§ **Prompt**
Retype all of the listing exactly, passing over any picture you find.

§ **Supplied material**
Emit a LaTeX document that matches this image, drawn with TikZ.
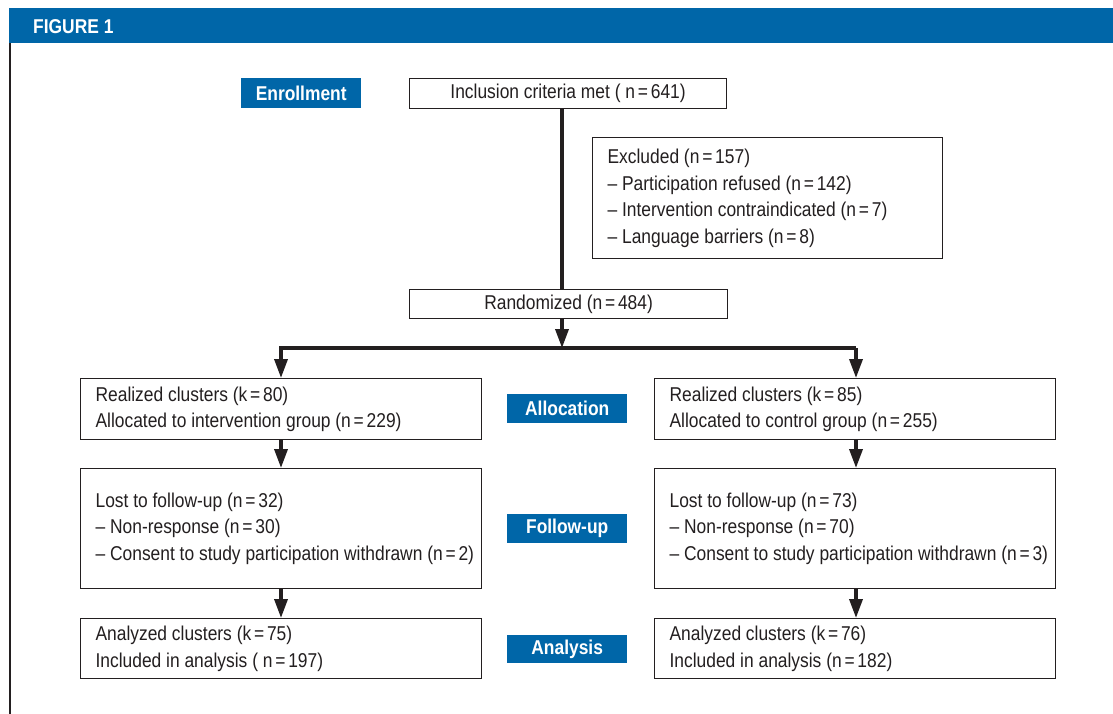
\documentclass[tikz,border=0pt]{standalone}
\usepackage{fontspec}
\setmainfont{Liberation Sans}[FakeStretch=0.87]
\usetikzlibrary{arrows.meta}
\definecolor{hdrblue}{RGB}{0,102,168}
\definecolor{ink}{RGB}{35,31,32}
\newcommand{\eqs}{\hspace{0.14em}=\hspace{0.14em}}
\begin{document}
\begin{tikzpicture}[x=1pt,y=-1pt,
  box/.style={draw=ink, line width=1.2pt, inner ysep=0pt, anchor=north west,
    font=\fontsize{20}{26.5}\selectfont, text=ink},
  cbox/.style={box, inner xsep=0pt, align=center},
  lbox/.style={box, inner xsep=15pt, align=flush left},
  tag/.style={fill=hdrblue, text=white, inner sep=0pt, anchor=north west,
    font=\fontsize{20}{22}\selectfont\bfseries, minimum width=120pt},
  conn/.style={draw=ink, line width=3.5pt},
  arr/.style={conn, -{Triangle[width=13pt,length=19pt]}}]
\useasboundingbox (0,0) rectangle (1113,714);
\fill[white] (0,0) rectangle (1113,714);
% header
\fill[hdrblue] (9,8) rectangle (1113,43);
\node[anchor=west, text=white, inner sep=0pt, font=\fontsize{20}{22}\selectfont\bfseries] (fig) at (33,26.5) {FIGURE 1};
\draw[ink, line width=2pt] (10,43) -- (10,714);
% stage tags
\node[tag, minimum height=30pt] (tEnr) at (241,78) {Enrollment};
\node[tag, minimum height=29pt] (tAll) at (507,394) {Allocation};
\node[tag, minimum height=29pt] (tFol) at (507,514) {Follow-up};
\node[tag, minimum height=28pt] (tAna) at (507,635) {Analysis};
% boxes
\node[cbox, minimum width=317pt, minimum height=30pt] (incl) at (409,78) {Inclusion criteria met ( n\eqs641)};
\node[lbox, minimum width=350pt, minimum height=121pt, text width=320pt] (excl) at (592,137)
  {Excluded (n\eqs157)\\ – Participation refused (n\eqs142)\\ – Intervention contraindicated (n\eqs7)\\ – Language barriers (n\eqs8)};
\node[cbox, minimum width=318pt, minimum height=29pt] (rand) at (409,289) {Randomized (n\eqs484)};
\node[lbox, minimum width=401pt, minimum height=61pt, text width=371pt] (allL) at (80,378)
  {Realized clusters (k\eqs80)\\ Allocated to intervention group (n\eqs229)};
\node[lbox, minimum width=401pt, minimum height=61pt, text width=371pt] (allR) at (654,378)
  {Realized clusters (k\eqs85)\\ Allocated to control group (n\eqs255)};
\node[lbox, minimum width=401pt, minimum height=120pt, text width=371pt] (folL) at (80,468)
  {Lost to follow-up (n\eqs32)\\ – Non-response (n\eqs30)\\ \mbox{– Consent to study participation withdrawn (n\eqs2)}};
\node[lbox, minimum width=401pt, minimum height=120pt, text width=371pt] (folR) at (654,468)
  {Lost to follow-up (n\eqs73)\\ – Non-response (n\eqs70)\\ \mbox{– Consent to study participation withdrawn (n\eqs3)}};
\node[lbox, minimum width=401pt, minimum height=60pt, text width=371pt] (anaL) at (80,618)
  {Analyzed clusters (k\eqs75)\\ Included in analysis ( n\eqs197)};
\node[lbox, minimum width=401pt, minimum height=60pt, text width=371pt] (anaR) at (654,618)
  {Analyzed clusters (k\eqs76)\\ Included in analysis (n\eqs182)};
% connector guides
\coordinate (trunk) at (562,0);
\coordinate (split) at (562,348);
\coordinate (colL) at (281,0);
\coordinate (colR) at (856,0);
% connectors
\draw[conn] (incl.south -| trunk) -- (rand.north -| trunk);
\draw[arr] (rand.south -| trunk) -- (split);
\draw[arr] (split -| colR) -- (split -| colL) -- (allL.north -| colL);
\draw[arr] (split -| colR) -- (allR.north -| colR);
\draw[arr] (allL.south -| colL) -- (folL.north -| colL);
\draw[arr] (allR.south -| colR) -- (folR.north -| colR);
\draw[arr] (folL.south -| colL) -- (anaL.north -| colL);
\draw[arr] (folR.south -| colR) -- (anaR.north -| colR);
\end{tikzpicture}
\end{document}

§ **Answer to this exercise**
Emit a LaTeX document that matches this image, drawn with TikZ.
\documentclass[tikz,border=0pt]{standalone}
\usepackage{fontspec}
\setmainfont{Liberation Sans}[FakeStretch=0.87]
\usetikzlibrary{arrows.meta}
\definecolor{hdrblue}{RGB}{0,102,168}
\definecolor{ink}{RGB}{35,31,32}
\newcommand{\eqs}{\hspace{0.14em}=\hspace{0.14em}}
\begin{document}
\begin{tikzpicture}[x=1pt,y=-1pt,
  box/.style={draw=ink, line width=1.2pt, inner ysep=0pt, anchor=north west,
    font=\fontsize{20}{26.5}\selectfont, text=ink},
  cbox/.style={box, inner xsep=0pt, align=center},
  lbox/.style={box, inner xsep=15pt, align=flush left},
  tag/.style={fill=hdrblue, text=white, inner sep=0pt, anchor=north west,
    font=\fontsize{20}{22}\selectfont\bfseries, minimum width=120pt},
  conn/.style={draw=ink, line width=3.5pt},
  arr/.style={conn, -{Triangle[width=13pt,length=19pt]}}]
\useasboundingbox (0,0) rectangle (1113,714);
\fill[white] (0,0) rectangle (1113,714);
% header
\fill[hdrblue] (9,8) rectangle (1113,43);
\node[anchor=west, text=white, inner sep=0pt, font=\fontsize{20}{22}\selectfont\bfseries] (fig) at (33,26.5) {FIGURE 1};
\draw[ink, line width=2pt] (10,43) -- (10,714);
% stage tags
\node[tag, minimum height=30pt] (tEnr) at (241,78) {Enrollment};
\node[tag, minimum height=29pt] (tAll) at (507,394) {Allocation};
\node[tag, minimum height=29pt] (tFol) at (507,514) {Follow-up};
\node[tag, minimum height=28pt] (tAna) at (507,635) {Analysis};
% boxes
\node[cbox, minimum width=317pt, minimum height=30pt] (incl) at (409,78) {Inclusion criteria met ( n\eqs641)};
\node[lbox, minimum width=350pt, minimum height=121pt, text width=320pt] (excl) at (592,137)
  {Excluded (n\eqs157)\\ – Participation refused (n\eqs142)\\ – Intervention contraindicated (n\eqs7)\\ – Language barriers (n\eqs8)};
\node[cbox, minimum width=318pt, minimum height=29pt] (rand) at (409,289) {Randomized (n\eqs484)};
\node[lbox, minimum width=401pt, minimum height=61pt, text width=371pt] (allL) at (80,378)
  {Realized clusters (k\eqs80)\\ Allocated to intervention group (n\eqs229)};
\node[lbox, minimum width=401pt, minimum height=61pt, text width=371pt] (allR) at (654,378)
  {Realized clusters (k\eqs85)\\ Allocated to control group (n\eqs255)};
\node[lbox, minimum width=401pt, minimum height=120pt, text width=371pt] (folL) at (80,468)
  {Lost to follow-up (n\eqs32)\\ – Non-response (n\eqs30)\\ \mbox{– Consent to study participation withdrawn (n\eqs2)}};
\node[lbox, minimum width=401pt, minimum height=120pt, text width=371pt] (folR) at (654,468)
  {Lost to follow-up (n\eqs73)\\ – Non-response (n\eqs70)\\ \mbox{– Consent to study participation withdrawn (n\eqs3)}};
\node[lbox, minimum width=401pt, minimum height=60pt, text width=371pt] (anaL) at (80,618)
  {Analyzed clusters (k\eqs75)\\ Included in analysis ( n\eqs197)};
\node[lbox, minimum width=401pt, minimum height=60pt, text width=371pt] (anaR) at (654,618)
  {Analyzed clusters (k\eqs76)\\ Included in analysis (n\eqs182)};
% connector guides
\coordinate (trunk) at (562,0);
\coordinate (split) at (562,348);
\coordinate (colL) at (281,0);
\coordinate (colR) at (856,0);
% connectors
\draw[conn] (incl.south -| trunk) -- (rand.north -| trunk);
\draw[arr] (rand.south -| trunk) -- (split);
\draw[arr] (split -| colR) -- (split -| colL) -- (allL.north -| colL);
\draw[arr] (split -| colR) -- (allR.north -| colR);
\draw[arr] (allL.south -| colL) -- (folL.north -| colL);
\draw[arr] (allR.south -| colR) -- (folR.north -| colR);
\draw[arr] (folL.south -| colL) -- (anaL.north -| colL);
\draw[arr] (folR.south -| colR) -- (anaR.north -| colR);
\end{tikzpicture}
\end{document}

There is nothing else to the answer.